Originally posted by: CTho9305
Chips nowadays are often (usually?) power-limited, meaning the design could run faster and reliably enough at a higher voltage and frequency, but nobody* wants to buy 200-watt processors. Given that branch prediction accuracies are well over 90%, it seems insane to me to quadruple the power (if you handle 2 branches) for a few percent performance. Also, in real-world integer code**, about 20% of the instructions are branches. With a conservative estimate of 32 instructions in-flight***, you're already dealing with ~6 branches (so your chip that burns 4X the power still has to use prediction for the majority of branches).
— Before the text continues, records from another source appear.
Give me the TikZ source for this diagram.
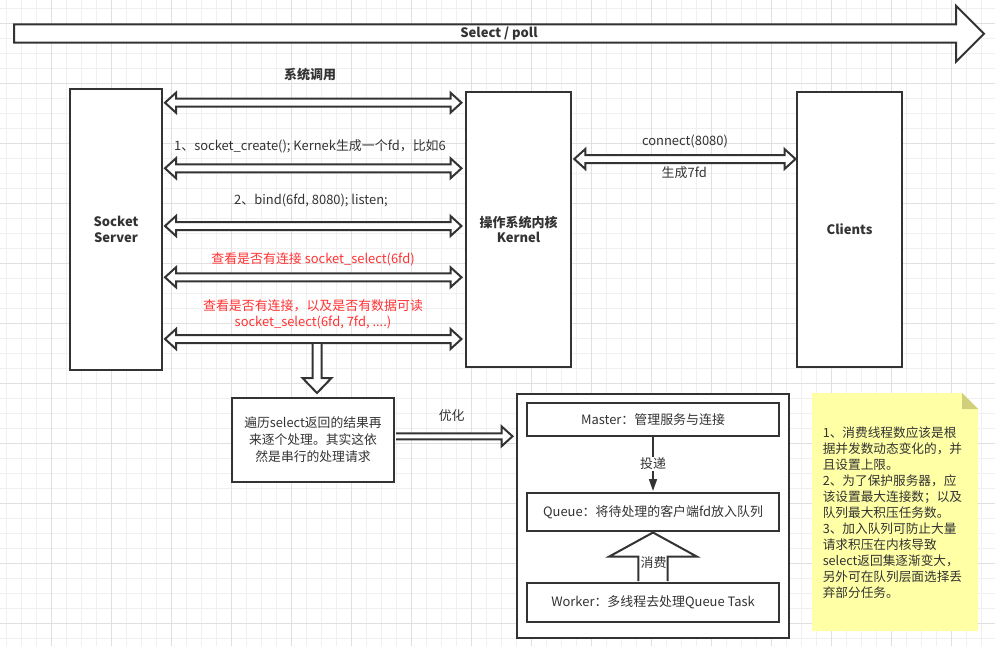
\documentclass[tikz,border=0pt]{standalone}
\usepackage{fontspec}
\setmainfont{Noto Sans CJK SC}
\usetikzlibrary{calc,arrows.meta}
\definecolor{ink}{HTML}{333333}
\definecolor{redtxt}{HTML}{FF3333}
\definecolor{gridmin}{HTML}{F0F0F0}
\definecolor{gridmaj}{HTML}{E0E0E0}
\definecolor{notefill}{HTML}{FFFFA6}
\definecolor{notefold}{HTML}{CFCF7C}
\newcommand\dblarr[5]{% start, end, head half, shaft half, head length
  \draw[blk] (#1) -- ($(#1)+(#5,-#3)$) -- ($(#1)+(#5,-#4)$) -- ($(#2)+(-#5,-#4)$) -- ($(#2)+(-#5,-#3)$) -- (#2)
    -- ($(#2)+(-#5,#3)$) -- ($(#2)+(-#5,#4)$) -- ($(#1)+(#5,#4)$) -- ($(#1)+(#5,#3)$) -- cycle;}
\begin{document}
\begin{tikzpicture}[x=0.75pt,y=-0.75pt,
  box/.style={draw=ink,line width=1.5pt,fill=white,inner sep=0pt,text=ink,align=center},
  blk/.style={draw=ink,line width=1.5pt,fill=white,line join=miter},
  lbl/.style={text=ink,font=\fontsize{9.7}{12}\selectfont,inner sep=0pt,align=center},
  bold/.style={text=ink,font=\fontsize{9.75}{12}\selectfont\bfseries,inner sep=0pt,align=center},
  redlbl/.style={lbl,text=redtxt,font=\fontsize{9.7}{11.8}\selectfont}]
\useasboundingbox (0,0) rectangle (995,646);
\fill[white] (0,0) rectangle (995,646);
% grid
\foreach \x in {6.7,21.7,...,995} \draw[gridmin,line width=0.75pt] (\x,0) -- (\x,646);
\foreach \y in {8.3,23.3,...,646} \draw[gridmin,line width=0.75pt] (0,\y) -- (995,\y);
\foreach \x in {51.7,111.7,...,995} \draw[gridmaj,line width=0.75pt] (\x,0) -- (\x,646);
\foreach \y in {23.3,83.3,...,646} \draw[gridmaj,line width=0.75pt] (0,\y) -- (995,\y);

% top arrow
\draw[blk] (14,24.3) -- (956,24.3) -- (956,5.7) -- (984,33.7) -- (956,61.7) -- (956,42.7) -- (14,42.7) -- cycle;
\node[bold] (sel) at (499,34) {Select / poll};
\node[bold] (sys) at (310,75) {系统调用};

% main boxes
\node[box,bold,minimum width=69pt,minimum height=210.75pt] (srv) at (116,229.5) {Socket\\[-0.3pt]Server};
\node[box,bold,minimum width=78.75pt,minimum height=206.25pt] (kern) at (518.5,229.5) {操作系统内核\\[-0.3pt]Kernel};
\node[box,bold,minimum width=78.75pt,minimum height=206.25pt] (cli) at (849.5,229.5) {Clients};

% row levels
\coordinate (r1) at (0,102.7);
\coordinate (r2) at (0,168.3);
\coordinate (r3) at (0,226);
\coordinate (r4) at (0,277.3);
\coordinate (r5) at (0,339);
\coordinate (rc) at (0,159);
\foreach \r in {1,...,5}{
  \coordinate (a\r) at ($(srv.east|-r\r)+(2,0)$);
  \coordinate (b\r) at ($(kern.west|-r\r)+(-3.5,0)$);
  \dblarr{a\r}{b\r}{10}{4}{11}
}
\coordinate (ac) at ($(kern.east|-rc)+(2.3,0)$);
\coordinate (bc) at ($(cli.west|-rc)+(-0.5,0)$);
\dblarr{ac}{bc}{10}{4}{11}

% labels
\node[lbl] (l1) at (310,146.7) {1、socket\_create(); Kernek生成一个fd，比如6};
\node[lbl] (l2) at (311,200) {2、bind(6fd, 8080); listen;};
\node[redlbl] (l3) at (313,259.3) {查看是否有连接 socket\_select(6fd)};
\node[redlbl] (l4) at (313,314) {查看是否有连接，以及是否有数据可读\\socket\_select(6fd, 7fd, ....)};
\node[lbl] (lc1) at (685,141.7) {connect(8080)};
\node[lbl] (lc2) at (684.3,172.7) {生成7fd};

% loop box
\node[box,lbl,draw=ink,line width=1.5pt,fill=white,minimum width=121.5pt,minimum height=63pt,font=\fontsize{9.6}{12.75}\selectfont] (loop) at (313,440) {遍历select返回的结果再\\来逐个处理。其实这依\\然是串行的处理请求};

% down arrow
\coordinate (d0) at (317,344.2);
\coordinate (d1) at ($(loop.north-|d0)+(0,-4)$);
\fill[white] ($(d0)+(-4.5,0)$) -- ($(d1)+(-4.5,-15)$) -- ($(d1)+(-14.5,-15)$) -- (d1) -- ($(d1)+(14.5,-15)$) -- ($(d1)+(4.5,-15)$) -- ($(d0)+(4.5,0)$) -- cycle;
\draw[blk,fill=none] ($(d0)+(-4.5,-1)$) -- ($(d1)+(-4.5,-15)$) -- ($(d1)+(-14.5,-15)$) -- (d1) -- ($(d1)+(14.5,-15)$) -- ($(d1)+(4.5,-15)$) -- ($(d0)+(4.5,-1)$);

% container
\node[box,minimum width=204pt,minimum height=183pt] (cont) at (653,516) {};
\node[box,lbl,draw=ink,line width=1.5pt,fill=white,minimum width=189pt,minimum height=24.75pt] (master) at (653,419.5) {Master：管理服务与连接};
\node[box,lbl,draw=ink,line width=1.5pt,fill=white,minimum width=189pt,minimum height=28.5pt] (queue) at (653,512) {Queue：将待处理的客户端fd放入队列};
\node[box,lbl,draw=ink,line width=1.5pt,fill=white,minimum width=189pt,minimum height=29.25pt] (worker) at (653,602.5) {Worker：多线程去处理Queue Task};

% optimise arrow
\coordinate (ry) at (0,436.3);
\coordinate (o0) at ($(loop.east|-ry)+(1,0)$);
\coordinate (o1) at ($(cont.west|-ry)+(-3.5,0)$);
\draw[blk] ($(o0)+(0,-3)$) -- ($(o1)+(-11,-3)$) -- ($(o1)+(-11,-10)$) -- (o1) -- ($(o1)+(-11,10)$) -- ($(o1)+(-11,3)$) -- ($(o0)+(0,3)$);
\node[lbl] (opt) at (451.7,416) {优化};

% master -> queue
\draw[ink,line width=1.2pt,-{Triangle[length=9pt,width=6pt]}] (master.south) -- ($(queue.north)+(0,-1)$) node[lbl,pos=0.5,fill=white,inner sep=1pt] (tou) {投递};

% worker -> queue block arrow
\coordinate (u1) at ($(queue.south)+(0,0.5)$);
\draw[blk] ($(worker.north)+(-14.7,-1)$) -- ($(u1)+(-14.7,24)$) -- ($(u1)+(-43.7,24)$) -- (u1) -- ($(u1)+(43.7,24)$) -- ($(u1)+(14.7,24)$) -- ($(worker.north)+(14.7,-1)$);
\node[lbl] (xf) at (653.5,563) {消费};

% note
\fill[notefill] (812,393) -- (962,393) -- (978,409) -- (978,631) -- (812,631) -- cycle;
\fill[notefold] (962,393) -- (978,409) -- (962,409) -- cycle;
\node[lbl,align=left,anchor=west,font=\fontsize{9.5}{12}\selectfont] (note) at (822.5,513) {1、消费线程数应该是根\\据并发数动态变化的，并\\且设置上限。\\2、为了保护服务器，应\\该设置最大连接数；以及\\队列最大积压任务数。\\3、加入队列可防止大量\\请求积压在内核导致\\select返回集逐渐变大，\\另外可在队列层面选择丢\\弃部分任务。};
\end{tikzpicture}
\end{document}
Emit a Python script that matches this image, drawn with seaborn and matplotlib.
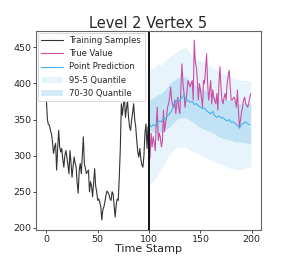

There's an additional complexity too - if you decide to take a branch, you have to figure out where the "branch taken" path actually is. In some cases, it's encoded into the instruction, but sometimes it's a calculated value. If that calculation isn't finished yet, you have to guess where to jump to, which is 1 of ~2^32 options (anywhere in the address space), not just 1 or 2 options (taken or not). Even when there are only 2 branches in flight, you may not be able to guess where they branch to.
*Nobody = not enough people who are willing to pay enough extra
**Floating point code tends to have fewer branches, but prediction accuracy for floating point code tends to be in the 98%+ range, so you almost never mispredict the branches. Few branches + low mispredict rate = minimal possible performance benefit.
***P4 apparently had
~128, I can't find Phenom / i7 numbers.